Water, don’t be square
Previously, Andre Geim of the University of Manchester, UK – who shared a Nobel Prize in physics in 2010 for his groundbreaking graphene research – was left scratching his head after he found water vapours could pass through laminated sheets of graphene oxide. This was peculiar since helium couldn’t do this, a molecule that’s a lot smaller than water. To complicate the puzzle, liquid water – which is more tightly bonded than vapor – could also pass through the graphene oxide.
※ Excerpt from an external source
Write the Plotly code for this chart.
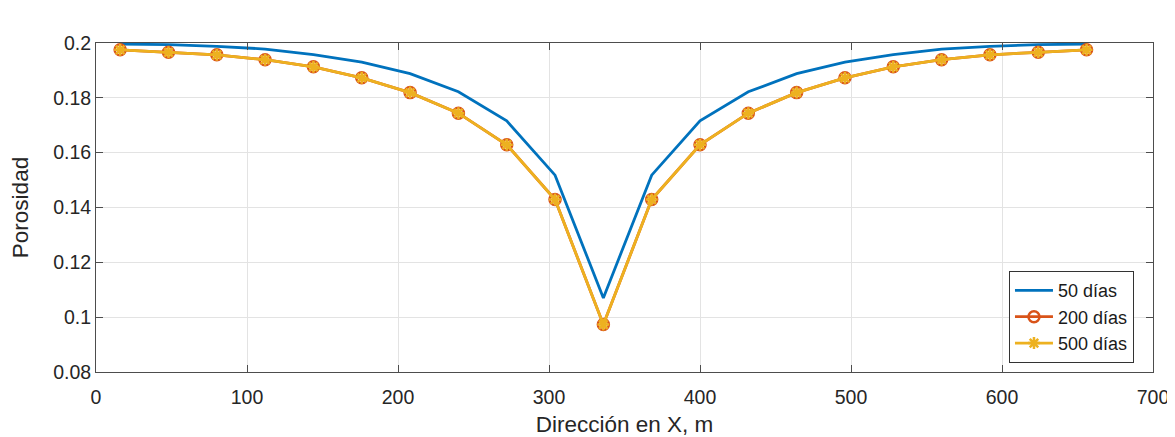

Then, simulations showed that water was forming square ice crystals between the graphene sheets. “But you never trust molecular-dynamics simulations,” says Geim. The team thus proceeded with a simple experiment. They dropped just one milliliter of water on a sheet of graphene (an one atom thick layer carbon arranged in a hexagon lattice), then placed a second one on top. As the water slowly evaporated, it was reduced to an one atom thick layer (just like the graphene!), all arranged in a square lattice at room temperature.
In normal conditions (temperature and pressure), the water molecule has a V shape, with the two hydrogen atoms bonded to the oxygen atom at a 105° angle. Imagine Mickey Mouse, that’s water! In ice form, four bonds are usually arranged in a tetrahedral (pyramid) shape. In the square ice, however, all the atoms line up with a right angle between each oxygen–hydrogen bond.
After several iterations of the experiment, Geim’s team ended up with one, two or three atom thick layers of square ice crystals, all aligned one atop another. Remember, I mentioned the water molecules were squeezed by the graphene. In fact, the pressure exerted by the two layers could be more than 10,000 times that of atmospheric pressure, according to the paper published in Nature. This happens because as the graphene sheets get closer, they distort each others’ electron cloud. The sheets are attracted to one another by a huge intermolecular force known as the van der Waals force, like “having millions of little springs holding them together,” according to Alan Soper, a physicist at the Rutherford Appleton Laboratory in Harwell, UK.
This might not be some queer finding confined to a laboratory setting. Square ice might be encountered in nature where enormous pressure is exerted over tight quarters. It just may be that we haven’t found it yet. On a practical level, the square ice method might improve desalination filters based on graphene.
“Finding out how the water behaves in a capillary is a big part of what we need to do to make a good filter,” says Geim. “This is a very important step.”